Fred and Rosemary Alsman were so humble their grandchildren did not know what they had a Carnegie Medal for exactly.

They didn’t talk about the day they saved two lives very much at all. This medal was up high on a shelf out of arms reach of anyone my age most of my life. The questions we all have for Grandpa and Grandma have only accumulated over the last few years. While I was researching Grandpa Leo I decided to change topics and found an article from a Brazil Newspaper.
The eldest grandchild Anna, couldn’t stop just as I couldn’t stop with Grandpa Leo’s trail of letters. So because of her we have this picture above a medal for our grandparents gravestone. They were both so humble in life, we as a family believe they deserve to be known for this absolute essential necessity to save whoever was in this house.



My Dad Paul son-in-law of recipients of award, Larry one of the boys saved, Floyd son of recipients, Ian grandson of recipients, Randy nephew of recipients and Anna granddaughter her started this endeavor.
The people in the right corner photo.
The Bedwell Family at that time lived across from my grandparents house. Their little boys were asleep and Freddy and Rosie saw smoke. Now the Carnegie Foundation team only briefly mentions Grandma, but not as the recipient with Grandpa. However, to get the boys out of the house my grandpa had to get on my grandma’s shoulders to get into the window. This of course was before her shoulder surgeries and events in the future that would be difficult on her.
They saved the boys as a team, even from what I remember of that Brazil article, I now cannot find, didn’t mention grandma’s merits except for hoisting grandpa up. If that in itself is not merit what is then? Grandma told my mom she put her fingers in the boys mouths to get some gunk out and one of them bit her.
Lonnie with his cane needs no introduction for his admiring fans in the larger photo. Sherry is sitting in a seat on top and Jerry is in the middle of the bottom photo.

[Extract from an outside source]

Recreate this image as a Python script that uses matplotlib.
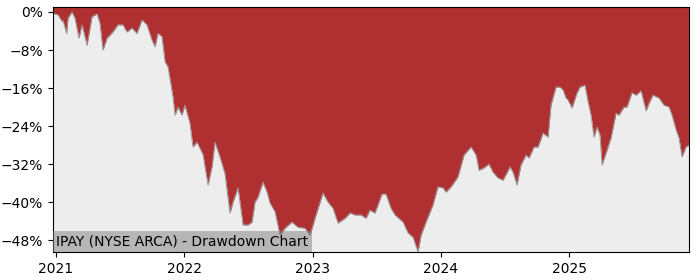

The year this happened was 1967. Grandpa was 35 Grandma was 31 and all five of their children had been born. Their oldest was already 11, my mom was not quite 10 yet, an 8 year old, an almost 7 year old and an almost 6 year old. Quite a handful of kids themselves right? My mind keeps going to the idea of what if it had been one of their kids? They would have wanted someone to do as they were doing to save those boys from possible suffocation.
My Grandparents were like any other parents at that time. He worked at GE in Linton and did what he needed to do for his family and friends. Would you be able to drop what you were doing at a moments notice to help someone else’s children?
When Anna was able to get the medal and we set a date to do this and were a few weeks out from that date I remember talking to Larry. He gave me goosebumps knowing that he just sealed the circle that our grandparents started in 1967. Both Larry and Lonnie are grandfathers. Lonnie has become a nation-wide figure in his own right now with other events in his life, but this was nearly tear-inducing for me to hear.
Larry was able to do as Freddy and Rosie did, to race to the aide of a person needing assistance from a fire. This is the beauty of being at the right place at the right time and how it continues to work onward decades later in your life. I wouldn’t have been able to get to know Courtney Lonnie’s daughter in School or spend the night when my family was having troubles. Of course we are interconnected by being family and neighbors, but being in trouble some people can’t compute what to do.
Would you be able to race towards a smoking house? Could you hold your husband on your shoulders to get up to a window?
Life would be shades darker without Larry and Lonnie still in our world!
And I don’t just say that because I think I remember we have gotten some really delicious deer and elk from Larry over the years.